This summary of transfer of function covers the following topics:
1. Learning About Transfer of Function
The transfer of function regulations require that under certain conditions nontemporary employees have the right to move with their work to another organization if the alternative is separation or downgrading by reduction in force.
This summary covers the procedures in the transfer of function regulations. With this summary, employees, managers, employee representatives, and others will have an overview of both the agency's and employees' rights in a transfer of function or similar situation involving the transfer of positions from one organization to another.
The appropriate human resources office can provide additional information on specific questions relating to transfer of function policies, options, and entitlements.
2. Legal Basis for Transfer of Function
The transfer of function regulations are derived from section 3503 of title 5, United States Code. The regulations published in subpart C, part 351 of title 5, Code of Federal Regulations, implement the statute.
3. Transfer of Function Because of Organizational Change
A transfer of function takes place when a function ceases in one competitive area, and moves to one or more other competitive areas that do not perform the function at the time of transfer.
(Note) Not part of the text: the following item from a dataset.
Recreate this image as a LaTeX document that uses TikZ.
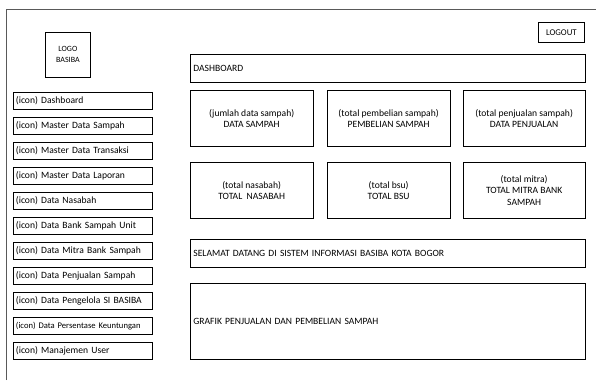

"Competitive Area" is a reduction in force term. The agency establishes each of its competitive areas on the basis of organization and geography. The "Summary of OPM's Reduction in Force Regulations" includes additional information on competitive area.
OPM's transfer of function regulations apply only when, after transfer, the gaining competitive area uses Federal employees to perform the function. For example, a transfer of function does not take place when after transfer the gaining competitive area performs the work through contract employees, a reimbursable agreement with a different competitive area, or by members of the Armed Forces. The movement of work solely within a competitive area is a reorganization, and is not a transfer of function.
4. Transfer of Function Because the Competitive Area Relocates
A transfer of function also takes place when the entire competitive area moves to a different local commuting area without any additional organizational change.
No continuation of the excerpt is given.